WRITTEN INSTRUCTION ->
In the listing that follows, retype every line from the first through the one containing "const twoSigY_val = [0.00936];". Pictures are to be left out.

MATERIAL PROVIDED ->
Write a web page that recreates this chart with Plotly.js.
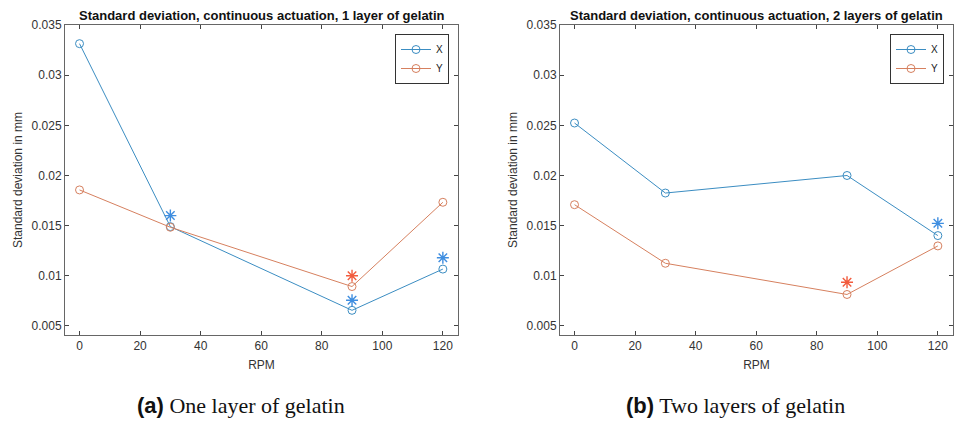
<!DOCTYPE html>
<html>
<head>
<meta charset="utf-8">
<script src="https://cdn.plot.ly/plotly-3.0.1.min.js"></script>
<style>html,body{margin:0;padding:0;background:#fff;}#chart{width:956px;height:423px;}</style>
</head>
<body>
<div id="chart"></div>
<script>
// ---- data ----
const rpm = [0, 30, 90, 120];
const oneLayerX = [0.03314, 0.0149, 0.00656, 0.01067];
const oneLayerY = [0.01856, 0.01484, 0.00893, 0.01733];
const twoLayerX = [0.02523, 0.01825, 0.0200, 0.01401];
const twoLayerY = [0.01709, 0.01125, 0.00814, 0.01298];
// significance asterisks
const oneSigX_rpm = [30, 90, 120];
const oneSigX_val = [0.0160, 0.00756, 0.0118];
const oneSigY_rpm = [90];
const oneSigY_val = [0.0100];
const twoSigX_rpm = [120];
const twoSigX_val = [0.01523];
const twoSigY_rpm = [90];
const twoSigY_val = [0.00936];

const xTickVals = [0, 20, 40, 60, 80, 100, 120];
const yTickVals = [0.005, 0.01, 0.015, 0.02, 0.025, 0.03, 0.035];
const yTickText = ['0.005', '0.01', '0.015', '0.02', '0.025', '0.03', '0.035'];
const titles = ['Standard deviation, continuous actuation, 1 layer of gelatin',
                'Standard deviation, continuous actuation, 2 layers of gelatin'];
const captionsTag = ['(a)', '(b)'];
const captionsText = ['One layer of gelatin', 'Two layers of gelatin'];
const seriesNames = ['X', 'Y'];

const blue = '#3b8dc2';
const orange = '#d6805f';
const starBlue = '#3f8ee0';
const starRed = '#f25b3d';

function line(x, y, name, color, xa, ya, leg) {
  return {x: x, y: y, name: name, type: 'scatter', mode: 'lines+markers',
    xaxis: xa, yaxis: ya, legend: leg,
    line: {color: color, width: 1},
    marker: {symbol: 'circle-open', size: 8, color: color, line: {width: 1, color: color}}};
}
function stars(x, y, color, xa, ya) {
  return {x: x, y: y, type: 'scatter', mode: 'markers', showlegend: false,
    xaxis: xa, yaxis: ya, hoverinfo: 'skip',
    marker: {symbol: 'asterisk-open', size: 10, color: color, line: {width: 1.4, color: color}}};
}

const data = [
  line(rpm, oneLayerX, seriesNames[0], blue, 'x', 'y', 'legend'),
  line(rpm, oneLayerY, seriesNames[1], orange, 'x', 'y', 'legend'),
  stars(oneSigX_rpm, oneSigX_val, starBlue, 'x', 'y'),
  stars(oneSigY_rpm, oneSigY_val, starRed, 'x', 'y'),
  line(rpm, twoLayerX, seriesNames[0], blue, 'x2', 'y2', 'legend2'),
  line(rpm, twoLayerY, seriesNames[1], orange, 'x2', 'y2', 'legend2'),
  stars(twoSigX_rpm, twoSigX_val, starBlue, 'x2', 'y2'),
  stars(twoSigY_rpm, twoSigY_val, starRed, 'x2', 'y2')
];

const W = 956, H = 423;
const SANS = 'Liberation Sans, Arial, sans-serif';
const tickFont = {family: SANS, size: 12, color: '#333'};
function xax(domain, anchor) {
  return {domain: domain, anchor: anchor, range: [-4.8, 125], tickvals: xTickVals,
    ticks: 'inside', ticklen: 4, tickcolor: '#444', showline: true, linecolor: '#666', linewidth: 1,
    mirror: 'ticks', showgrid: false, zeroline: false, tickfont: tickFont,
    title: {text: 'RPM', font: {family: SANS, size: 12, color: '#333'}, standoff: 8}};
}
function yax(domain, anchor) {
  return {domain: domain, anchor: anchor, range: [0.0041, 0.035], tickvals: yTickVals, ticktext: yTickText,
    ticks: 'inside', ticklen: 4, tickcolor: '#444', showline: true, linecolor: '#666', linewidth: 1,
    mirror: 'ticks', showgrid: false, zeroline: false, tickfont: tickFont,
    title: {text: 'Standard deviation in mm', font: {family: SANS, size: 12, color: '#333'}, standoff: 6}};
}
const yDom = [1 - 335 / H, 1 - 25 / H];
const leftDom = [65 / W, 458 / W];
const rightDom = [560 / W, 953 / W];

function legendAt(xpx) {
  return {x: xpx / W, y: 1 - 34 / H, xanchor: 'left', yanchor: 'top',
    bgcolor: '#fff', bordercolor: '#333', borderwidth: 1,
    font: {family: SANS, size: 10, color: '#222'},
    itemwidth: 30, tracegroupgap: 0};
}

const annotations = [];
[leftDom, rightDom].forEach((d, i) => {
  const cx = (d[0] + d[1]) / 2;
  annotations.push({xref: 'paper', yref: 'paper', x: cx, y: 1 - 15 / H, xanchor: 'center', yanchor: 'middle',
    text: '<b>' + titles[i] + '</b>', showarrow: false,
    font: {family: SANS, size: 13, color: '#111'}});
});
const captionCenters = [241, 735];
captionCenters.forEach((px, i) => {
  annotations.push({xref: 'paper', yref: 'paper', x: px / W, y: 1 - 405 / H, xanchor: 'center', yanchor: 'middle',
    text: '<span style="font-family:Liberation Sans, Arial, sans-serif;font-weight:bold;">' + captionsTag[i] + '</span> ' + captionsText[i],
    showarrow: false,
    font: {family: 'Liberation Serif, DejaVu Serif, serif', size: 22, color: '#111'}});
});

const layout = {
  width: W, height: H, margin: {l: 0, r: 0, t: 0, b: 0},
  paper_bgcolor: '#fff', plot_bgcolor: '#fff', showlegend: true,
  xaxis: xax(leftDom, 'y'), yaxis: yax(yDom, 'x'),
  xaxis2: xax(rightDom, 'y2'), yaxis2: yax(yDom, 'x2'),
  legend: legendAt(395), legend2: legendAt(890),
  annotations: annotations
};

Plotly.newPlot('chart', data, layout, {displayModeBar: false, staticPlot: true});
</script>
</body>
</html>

COMPLETED EXERCISE ->
Write a web page that recreates this chart with Plotly.js.
<!DOCTYPE html>
<html>
<head>
<meta charset="utf-8">
<script src="https://cdn.plot.ly/plotly-3.0.1.min.js"></script>
<style>html,body{margin:0;padding:0;background:#fff;}#chart{width:956px;height:423px;}</style>
</head>
<body>
<div id="chart"></div>
<script>
// ---- data ----
const rpm = [0, 30, 90, 120];
const oneLayerX = [0.03314, 0.0149, 0.00656, 0.01067];
const oneLayerY = [0.01856, 0.01484, 0.00893, 0.01733];
const twoLayerX = [0.02523, 0.01825, 0.0200, 0.01401];
const twoLayerY = [0.01709, 0.01125, 0.00814, 0.01298];
// significance asterisks
const oneSigX_rpm = [30, 90, 120];
const oneSigX_val = [0.0160, 0.00756, 0.0118];
const oneSigY_rpm = [90];
const oneSigY_val = [0.0100];
const twoSigX_rpm = [120];
const twoSigX_val = [0.01523];
const twoSigY_rpm = [90];
const twoSigY_val = [0.00936];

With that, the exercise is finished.